Greenwald began his lecture by addressing the attacks in Saint-Jean-sur-Richelieu and Ottawa—where two soldiers died in two separate assaults last week—and the discourse surrounding them.
“I kept reading all these accounts in Canadian press and hearing discussions on Canadian television along the lines of ‘It is shocking that there could be such brutal and savage violence in such a peaceful community in Canada,’” Greenwald said. “There is very much this sense [that] it’s difficult to understand why somebody would want to engage in active indiscriminate violence that way other than because there are extremist versions of Islam that cause people to be inherently violent.”

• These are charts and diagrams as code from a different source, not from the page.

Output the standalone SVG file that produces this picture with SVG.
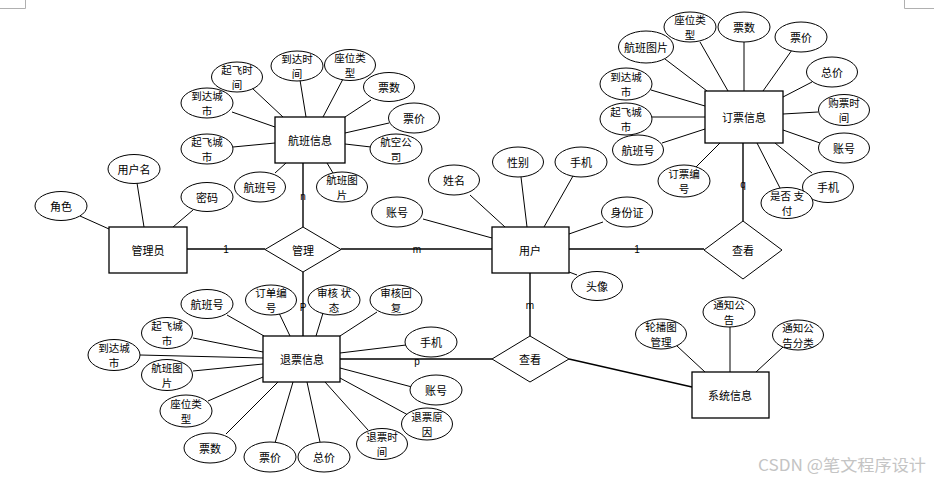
<svg xmlns="http://www.w3.org/2000/svg" width="934" height="481" viewBox="0 0 934 481">
<style>
.e{fill:#fff;stroke:#000;stroke-width:1}
.r{fill:#fff;stroke:#000;stroke-width:1.3}
.d{fill:#fff;stroke:#000;stroke-width:1}
text{font-family:"Noto Sans CJK SC","Noto Sans",sans-serif;font-size:11px;text-anchor:middle;dominant-baseline:central;fill:#000}
text.s{font-size:10.5px}
.k{font-family:"Liberation Sans",sans-serif;font-size:10px}
#connectors line{stroke:#000;stroke-width:1}
#connectors .m{stroke-width:1.4}
.wm{fill:#c4c4c4;font-size:16px;text-anchor:start}
.mark{fill:none;stroke:#b0b0b0;stroke-width:1}
</style>
<rect width="934" height="481" fill="#fff"/>
<polyline class="mark" points="0,8.5 25.5,8.5 25.5,0"/>
<polyline class="mark" points="904.5,0 904.5,8.5 934,8.5"/>
<g id="connectors">
<line class="m" x1="187" y1="249" x2="265" y2="249"/>
<line class="m" x1="341" y1="249" x2="492" y2="249"/>
<line class="m" x1="303" y1="227" x2="303" y2="163"/>
<line class="m" x1="303" y1="272" x2="303" y2="336"/>
<line class="m" x1="569" y1="249" x2="704" y2="249"/>
<line class="m" x1="743" y1="221" x2="743" y2="143"/>
<line class="m" x1="530" y1="273" x2="530" y2="336"/>
<line class="m" x1="492" y1="359" x2="340" y2="359"/>
<line class="m" x1="569" y1="359" x2="692" y2="387"/>
<!-- flight info -->
<line x1="252" y1="88" x2="283" y2="117"/>
<line x1="300" y1="80" x2="306" y2="117"/>
<line x1="343" y1="79" x2="323" y2="117"/>
<line x1="371" y1="100" x2="345" y2="117"/>
<line x1="389" y1="123" x2="345" y2="133"/>
<line x1="371" y1="147" x2="345" y2="144"/>
<line x1="333" y1="173" x2="327" y2="163"/>
<line x1="275" y1="173" x2="286" y2="163"/>
<line x1="233" y1="147" x2="275" y2="143"/>
<line x1="232" y1="112" x2="275" y2="127"/>
<!-- booking info -->
<line x1="700" y1="42" x2="728" y2="91"/>
<line x1="744" y1="42" x2="744" y2="91"/>
<line x1="792" y1="50" x2="763" y2="91"/>
<line x1="812" y1="82" x2="783" y2="97"/>
<line x1="818" y1="112" x2="783" y2="114"/>
<line x1="820" y1="143" x2="783" y2="130"/>
<line x1="812" y1="173" x2="775" y2="143"/>
<line x1="780" y1="188" x2="757" y2="143"/>
<line x1="695" y1="168" x2="720" y2="143"/>
<line x1="662" y1="143" x2="705" y2="129"/>
<line x1="652" y1="117" x2="705" y2="117"/>
<line x1="651" y1="90" x2="705" y2="106"/>
<line x1="665" y1="59" x2="707" y2="91"/>
<!-- admin -->
<line x1="137" y1="183" x2="144" y2="227"/>
<line x1="80" y1="216" x2="109" y2="229"/>
<line x1="193" y1="210" x2="173" y2="227"/>
<!-- user -->
<line x1="470" y1="195" x2="505" y2="227"/>
<line x1="521" y1="177" x2="527" y2="227"/>
<line x1="573" y1="176" x2="544" y2="227"/>
<line x1="603" y1="222" x2="569" y2="234"/>
<line x1="423" y1="219" x2="492" y2="238"/>
<line x1="577" y1="275" x2="569" y2="272"/>
<!-- refund info -->
<line x1="227" y1="315" x2="264" y2="336"/>
<line x1="279" y1="313" x2="290" y2="336"/>
<line x1="193" y1="338" x2="263" y2="352"/>
<line x1="140" y1="355" x2="263" y2="358"/>
<line x1="193" y1="371" x2="263" y2="364"/>
<line x1="208" y1="401" x2="263" y2="377"/>
<line x1="226" y1="434" x2="278" y2="382"/>
<line x1="275" y1="443" x2="293" y2="382"/>
<line x1="320" y1="442" x2="307" y2="382"/>
<line x1="368" y1="430" x2="325" y2="382"/>
<line x1="408" y1="415" x2="340" y2="378"/>
<line x1="412" y1="387" x2="340" y2="368"/>
<line x1="406" y1="345" x2="340" y2="353"/>
<line x1="377" y1="312" x2="340" y2="336"/>
<line x1="323" y1="313" x2="316" y2="336"/>
<!-- system info -->
<line x1="677" y1="346" x2="705" y2="372"/>
<line x1="730" y1="327" x2="730" y2="372"/>
<line x1="783" y1="347" x2="756" y2="372"/>
<text class="k" x="226" y="249">1</text>
<text class="k" x="417" y="249">m</text>
<text class="k" x="303" y="196">n</text>
<text class="k" x="303" y="307">P</text>
<text class="k" x="637" y="249">1</text>
<text class="k" x="743" y="184">q</text>
<text class="k" x="530" y="305">m</text>
<text class="k" x="417" y="361">p</text>
</g>

<g id="admin"><rect class="r" x="109" y="227" width="78" height="46"/><text x="148" y="250">管理员</text></g>
<g id="admin-username"><ellipse class="e" cx="134" cy="169" rx="26" ry="14.5"/><text x="134" y="169">用户名</text></g>
<g id="admin-role"><ellipse class="e" cx="61" cy="206" rx="26" ry="14.5"/><text x="61" y="206">角色</text></g>
<g id="admin-password"><ellipse class="e" cx="207" cy="197" rx="26" ry="14.5"/><text x="207" y="197">密码</text></g>

<g id="manage"><polygon class="d" points="265,249.5 303,227 341,249.5 303,272"/><text x="303" y="249.5">管理</text></g>

<g id="flight"><rect class="r" x="275" y="117" width="70" height="46"/><text x="310" y="140">航班信息</text></g>
<g id="f-deptime"><ellipse class="e" cx="237" cy="77" rx="25.5" ry="15"/><text class="s" x="237" y="69.3">起飞时</text><text class="s" x="237" y="84.7">间</text></g>
<g id="f-arrtime"><ellipse class="e" cx="297" cy="66" rx="26" ry="15"/><text class="s" x="297" y="58.3">到达时</text><text class="s" x="297" y="73.7">间</text></g>
<g id="f-seat"><ellipse class="e" cx="350" cy="65" rx="25.5" ry="15.5"/><text class="s" x="350" y="57.3">座位类</text><text class="s" x="350" y="72.7">型</text></g>
<g id="f-count"><ellipse class="e" cx="389" cy="87" rx="25.5" ry="14.5"/><text x="389" y="87">票数</text></g>
<g id="f-price"><ellipse class="e" cx="414" cy="118" rx="25.5" ry="15"/><text x="414" y="118">票价</text></g>
<g id="f-airline"><ellipse class="e" cx="396" cy="149" rx="26" ry="15"/><text class="s" x="396" y="141.3">航空公</text><text class="s" x="396" y="156.7">司</text></g>
<g id="f-image"><ellipse class="e" cx="342" cy="187" rx="25.5" ry="15"/><text class="s" x="342" y="179.3">航班图</text><text class="s" x="342" y="194.7">片</text></g>
<g id="f-no"><ellipse class="e" cx="260" cy="187" rx="25.5" ry="15"/><text x="260" y="187">航班号</text></g>
<g id="f-depcity"><ellipse class="e" cx="207" cy="149" rx="26" ry="15"/><text class="s" x="207" y="141.3">起飞城</text><text class="s" x="207" y="156.7">市</text></g>
<g id="f-arrcity"><ellipse class="e" cx="207" cy="103" rx="26" ry="15"/><text class="s" x="207" y="95.3">到达城</text><text class="s" x="207" y="110.7">市</text></g>

<g id="user"><rect class="r" x="492" y="227" width="77" height="46"/><text x="530" y="250">用户</text></g>
<g id="u-name"><ellipse class="e" cx="454" cy="180" rx="25.5" ry="15"/><text x="454" y="180">姓名</text></g>
<g id="u-gender"><ellipse class="e" cx="518" cy="162" rx="25.5" ry="15"/><text x="518" y="162">性别</text></g>
<g id="u-phone"><ellipse class="e" cx="581" cy="162" rx="26" ry="15"/><text x="581" y="162">手机</text></g>
<g id="u-idcard"><ellipse class="e" cx="627" cy="212" rx="25.5" ry="15"/><text x="627" y="212">身份证</text></g>
<g id="u-account"><ellipse class="e" cx="397" cy="212" rx="25.5" ry="15"/><text x="397" y="212">账号</text></g>
<g id="u-avatar"><ellipse class="e" cx="597" cy="286" rx="25.5" ry="14.5"/><text x="597" y="286">头像</text></g>

<g id="view-booking"><polygon class="d" points="704,250 743,221 782,250 743,279"/><text x="743" y="250">查看</text></g>

<g id="booking"><rect class="r" x="705" y="91" width="78" height="52"/><text x="744" y="117">订票信息</text></g>
<g id="b-seat"><ellipse class="e" cx="690" cy="27" rx="26" ry="15"/><text class="s" x="690" y="19.3">座位类</text><text class="s" x="690" y="34.7">型</text></g>
<g id="b-count"><ellipse class="e" cx="744" cy="27" rx="26" ry="15"/><text x="744" y="27">票数</text></g>
<g id="b-price"><ellipse class="e" cx="801" cy="37" rx="26" ry="15"/><text x="801" y="37">票价</text></g>
<g id="b-total"><ellipse class="e" cx="832" cy="72" rx="25.5" ry="15"/><text x="832" y="72">总价</text></g>
<g id="b-time"><ellipse class="e" cx="844" cy="110" rx="25.5" ry="15.5"/><text class="s" x="844" y="102.3">购票时</text><text class="s" x="844" y="117.7">间</text></g>
<g id="b-account"><ellipse class="e" cx="844" cy="148" rx="25.5" ry="15"/><text x="844" y="148">账号</text></g>
<g id="b-phone"><ellipse class="e" cx="828" cy="187" rx="25.5" ry="15.5"/><text x="828" y="187">手机</text></g>
<g id="b-paid"><ellipse class="e" cx="787" cy="203" rx="26" ry="15.5"/><text class="s" x="787" y="195.3">是否 支</text><text class="s" x="787" y="210.7">付</text></g>
<g id="b-orderno"><ellipse class="e" cx="684" cy="181" rx="26" ry="16"/><text class="s" x="684" y="173.3">订票编</text><text class="s" x="684" y="188.7">号</text></g>
<g id="b-flightno"><ellipse class="e" cx="638" cy="150" rx="25.5" ry="15"/><text x="638" y="150">航班号</text></g>
<g id="b-depcity"><ellipse class="e" cx="626" cy="119" rx="26" ry="16"/><text class="s" x="626" y="111.3">起飞城</text><text class="s" x="626" y="126.7">市</text></g>
<g id="b-arrcity"><ellipse class="e" cx="626" cy="84" rx="26" ry="16"/><text class="s" x="626" y="76.3">到达城</text><text class="s" x="626" y="91.7">市</text></g>
<g id="b-image"><ellipse class="e" cx="646" cy="47" rx="27.5" ry="16"/><text x="646" y="47">航班图片</text></g>

<g id="refund"><rect class="r" x="263" y="336" width="77" height="46"/><text x="302" y="359">退票信息</text></g>
<g id="r-flightno"><ellipse class="e" cx="207" cy="304" rx="26" ry="14.5"/><text x="207" y="304">航班号</text></g>
<g id="r-orderno"><ellipse class="e" cx="271" cy="300" rx="25.5" ry="15"/><text class="s" x="271" y="292.3">订单编</text><text class="s" x="271" y="307.7">号</text></g>
<g id="r-depcity"><ellipse class="e" cx="167" cy="333" rx="25.5" ry="15.5"/><text class="s" x="167" y="325.3">起飞城</text><text class="s" x="167" y="340.7">市</text></g>
<g id="r-arrcity"><ellipse class="e" cx="114" cy="355" rx="26" ry="15.5"/><text class="s" x="114" y="347.3">到达城</text><text class="s" x="114" y="362.7">市</text></g>
<g id="r-image"><ellipse class="e" cx="167" cy="375" rx="25.5" ry="15.5"/><text class="s" x="167" y="367.3">航班图</text><text class="s" x="167" y="382.7">片</text></g>
<g id="r-seat"><ellipse class="e" cx="186" cy="411" rx="26" ry="16"/><text class="s" x="186" y="403.3">座位类</text><text class="s" x="186" y="418.7">型</text></g>
<g id="r-count"><ellipse class="e" cx="210" cy="448" rx="26" ry="15"/><text x="210" y="448">票数</text></g>
<g id="r-price"><ellipse class="e" cx="270" cy="457" rx="26" ry="15"/><text x="270" y="457">票价</text></g>
<g id="r-total"><ellipse class="e" cx="324" cy="457" rx="26" ry="15"/><text x="324" y="457">总价</text></g>
<g id="r-time"><ellipse class="e" cx="382" cy="444" rx="25.5" ry="15.5"/><text class="s" x="382" y="436.3">退票时</text><text class="s" x="382" y="451.7">间</text></g>
<g id="r-reason"><ellipse class="e" cx="427" cy="424" rx="25.5" ry="16"/><text class="s" x="427" y="416.3">退票原</text><text class="s" x="427" y="431.7">因</text></g>
<g id="r-account"><ellipse class="e" cx="436" cy="390" rx="26" ry="15"/><text x="436" y="390">账号</text></g>
<g id="r-phone"><ellipse class="e" cx="431" cy="342" rx="26" ry="15"/><text x="431" y="342">手机</text></g>
<g id="r-reply"><ellipse class="e" cx="396" cy="300" rx="26" ry="15"/><text class="s" x="396" y="292.3">审核回</text><text class="s" x="396" y="307.7">复</text></g>
<g id="r-status"><ellipse class="e" cx="334" cy="300" rx="26" ry="15"/><text class="s" x="334" y="292.3">审核 状</text><text class="s" x="334" y="307.7">态</text></g>

<g id="view-system"><polygon class="d" points="492,359 530,336 569,359 530,382"/><text x="530" y="359">查看</text></g>

<g id="system"><rect class="r" x="692" y="372" width="77" height="46"/><text x="730" y="395">系统信息</text></g>
<g id="s-carousel"><ellipse class="e" cx="661" cy="334" rx="25.5" ry="15"/><text class="s" x="661" y="326.3">轮播图</text><text class="s" x="661" y="341.7">管理</text></g>
<g id="s-notice"><ellipse class="e" cx="729" cy="312" rx="26" ry="15"/><text class="s" x="729" y="304.3">通知公</text><text class="s" x="729" y="319.7">告</text></g>
<g id="s-noticecat"><ellipse class="e" cx="798" cy="335" rx="25.5" ry="15"/><text class="s" x="798" y="327.3">通知公</text><text class="s" x="798" y="342.7">告分类</text></g>

<text class="wm" x="758" y="464" textLength="168" lengthAdjust="spacingAndGlyphs">CSDN @笔文程序设计</text>
</svg>
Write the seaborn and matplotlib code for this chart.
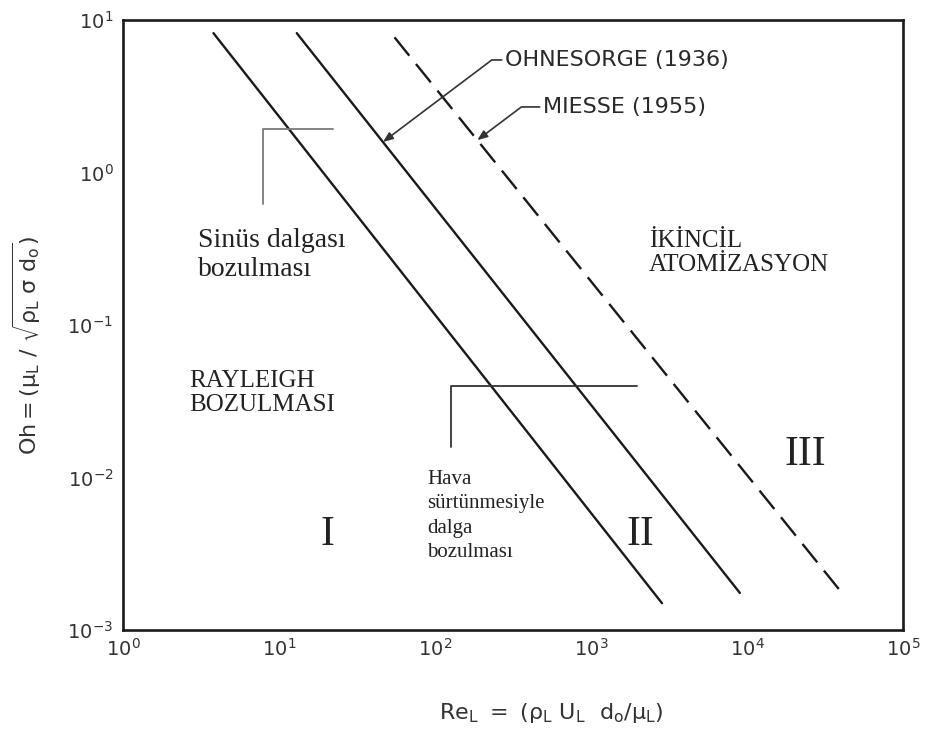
import numpy as np
import matplotlib
matplotlib.use('Agg')
import matplotlib.pyplot as plt
import seaborn as sns

# boundary lines (end points)
re_rayleigh = [3.8, 2850]
oh_rayleigh = [8.2, 1.5e-3]
re_ohnesorge = [13, 9000]
oh_ohnesorge = [8.2, 1.75e-3]
re_miesse = [55, 40600]
oh_miesse = [7.7, 1.75e-3]

# bracket pointers next to the region notes
sinus_bracket_x = [7.9, 7.9, 22.2]
sinus_bracket_y = [0.62, 1.93, 1.93]
hava_bracket_x = [127, 127, 1970]
hava_bracket_y = [0.0158, 0.0398, 0.0398]

xticks = [1, 10, 100, 1e3, 1e4, 1e5]
yticks = [1e-3, 1e-2, 1e-1, 1, 10]

sns.set_theme(style='white')
plt.rcParams['font.family'] = ['DejaVu Sans']
plt.rcParams['mathtext.default'] = 'regular'

fig = plt.figure(figsize=(9.29, 7.29), dpi=100)
ax = fig.add_axes([123 / 929, 1 - 630 / 729, 780 / 929, 610 / 729])
ax.set_xscale('log')
ax.set_yscale('log')

ink = '#1a1a1a'
sns.lineplot(x=re_rayleigh, y=oh_rayleigh, color=ink, lw=1.7, ax=ax)
sns.lineplot(x=re_ohnesorge, y=oh_ohnesorge, color=ink, lw=1.7, ax=ax)
sns.lineplot(x=re_miesse, y=oh_miesse, color=ink, lw=1.7, ax=ax,
             dashes=False).lines[-1].set_dashes((10, 4.5))
sns.lineplot(x=sinus_bracket_x, y=sinus_bracket_y, sort=False, estimator=None,
             color='#7a7a7a', lw=1.3, ax=ax)
sns.lineplot(x=hava_bracket_x, y=hava_bracket_y, sort=False, estimator=None,
             color='#333333', lw=1.3, ax=ax)

ax.set_xlim(1, 1e5)
ax.set_ylim(1e-3, 10)
ax.set_xticks(xticks)
ax.set_yticks(yticks)
ax.minorticks_off()
ax.tick_params(axis='both', direction='in', length=10, width=1.5,
               colors=ink, labelcolor='#333333', labelsize=14)
ax.tick_params(axis='x', pad=6)
ax.tick_params(axis='y', pad=7)
for s in ax.spines.values():
    s.set_visible(True)
    s.set_color(ink)
    s.set_linewidth(1.9)

ax.set_xlabel(r'$Re_L\ =\ (\rho_L\ U_L\ \ d_o/\mu_L)$', fontsize=16, color='#333333')
ax.set_ylabel(r'$Oh = (\mu_L\ /\ \sqrt{\rho_L\ \sigma\ d_o})$', fontsize=16, color='#333333')
ax.xaxis.set_label_coords(0.549, -0.136)
ax.xaxis.label.set_va('center')
ax.yaxis.set_label_coords(-0.123, 0.467)
ax.yaxis.label.set_va('center')

serif = ['Liberation Serif', 'DejaVu Serif']
txt = '#222222'
ax.text(3.03, 0.288, 'Sinüs dalgası\nbozulması', family=serif, fontsize=20,
        ha='left', va='center', linespacing=1.25, color=txt)
ax.text(2.65, 0.0358, 'RAYLEIGH\nBOZULMASI', family=serif, fontsize=18,
        ha='left', va='center', linespacing=1.15, color=txt)
ax.text(2354, 0.296, 'İKİNCİL\nATOMİZASYON', family=serif, fontsize=18,
        ha='left', va='center', linespacing=1.15, color=txt)
ax.text(88.9, 0.0056, 'Hava\nsürtünmesiyle\ndalga\nbozulması', family=serif,
        fontsize=15, ha='left', va='center', linespacing=1.4, color=txt)
for label, x, y in [('I', 20.3, 0.0042), ('II', 2061, 0.0042), ('III', 23500, 0.01406)]:
    ax.text(x, y, label, family=serif, fontsize=30, ha='center', va='center', color=txt)

# leader arrows to the two correlation lines
tip_oh_y = 1.585
tip_oh_x = 10 ** np.interp(np.log10(tip_oh_y), np.log10(oh_ohnesorge[::-1]), np.log10(re_ohnesorge[::-1]))
tip_mi_y = 1.63
tip_mi_x = 10 ** np.interp(np.log10(tip_mi_y), np.log10(oh_miesse[::-1]), np.log10(re_miesse[::-1]))
arrow = dict(arrowstyle='-|>,head_length=0.5,head_width=0.2', color='#333333', lw=1.2,
             connectionstyle='angle,angleA=0,angleB=37,rad=0', shrinkA=0, shrinkB=0,
             relpos=(0, 0.5), mutation_scale=12)
ax.annotate('OHNESORGE (1936)', xy=(tip_oh_x, tip_oh_y), xytext=(281, 5.47),
            fontsize=16, color='#2a2a2a', ha='left', va='center', arrowprops=arrow)
ax.annotate('MIESSE (1955)', xy=(tip_mi_x, tip_mi_y), xytext=(492, 2.69),
            fontsize=16, color='#2a2a2a', ha='left', va='center', arrowprops=arrow)

fig.savefig('out.png', dpi=100, facecolor='white')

He deemed the acts of terrorism unsurprising, given Canada’s active involvement in wars overseas alongside the United States since 9/11.
“Regardless of whether you’re for it or against it, Canada has spent 13 years essentially involved in various wars—including the very long and not very constructive war in Afghanistan, the NATO intervention in Libya, which has left that country in hideous shape, and now this new bombing campaign in Iraq?” Greenwald said. “A country that is actively participating in military action in three countries in 12 years is not a country that can, in any sense of the word, be described as peaceful.”
Greenwald also questioned the democracy of nations that used systems of mass surveillance on their citizens and on the rest of the world. In 2013, Greenwald published documents that Edward Snowden revealed regarding the NSA in the United States, and Communications Security Establishment Canada (CSEC) surveillance efforts.
“The goal of the NSA and its partners in the Five Eyes Alliance—which includes CSEC—is nothing less than collecting all human electronic communications that take place on the planet,” he said. “[My] most stunning revelation is the subversion of democracy that comes from hiding these programs—equally stunning is the breadth and scope of the surveillance that is being done.”
Greenwald continued to elaborate on how secretive mass-surveillance programs undermine governments’ accountability.
“How are elections meaningful, as opposed to symbolic rituals, if we have no idea what the most consequential policies are that are being implemented by our governments?” Greenwald questioned. “I think it really underscored how much secrecy we’ve allowed in our governments in the name of fighting terrorism, to the point where it really has imperiled democracy in a very profound way.”
He also highlighted the negative effects surveillance has on citizens who now, as a result of his work, know they are being watched.
“When we as human beings believe that we are being watched […], our behaviour changes fundamentally,” he said. “Even those of us who think that we’re not being harmed by surveillance are […] harmed in all sorts of fundamental ways. A […] pervasive surveillance state creates a prison in the mind.”
Greenwald believes the publication of Edward Snowden’s documents changed the world and taught an important lesson about the power of individuals.
“It changed the way hundreds of millions of people around the world think not just about surveillance, but about privacy, government secrecy, journalism, and [the] role of the individual in relationship to the state,” he said. “Any institution built by humans—no matter how entrenched or formidable it might seem—can always be reformed, attacked, undermined, or destroyed and replaced by other human beings, as long as the conviction and the will on the part of even the most ordinary individuals is there.”
The Beaverbrook Lecture, which invited Greenwald to McGill, is the annual flagship event hosted by Media@McGill, a research and scholarship hub that focuses on issues and controversies within media.
“This year’s lecture is in line with last year’s, where Al Gore commented on the surveillance activities of the NSA, saying they were ‘outrageous’ and ‘completely unacceptable,’” Project Administrator for Media@McGill Sophie Toupin said. “Media@McGill believes it is important for the Canadian public to know what is at stake with surveillance in Canada and abroad.”
Jesse Stein, first-year journalism student at Concordia University, praised the lecture.
“I really respect what [Greenwald] has to say. I look at the type of work that he does, and it reflects a lot on the kind of work that needs to be done,” Stein said. “Personally, that hits a chord. I really feel like I got a lot out of it.”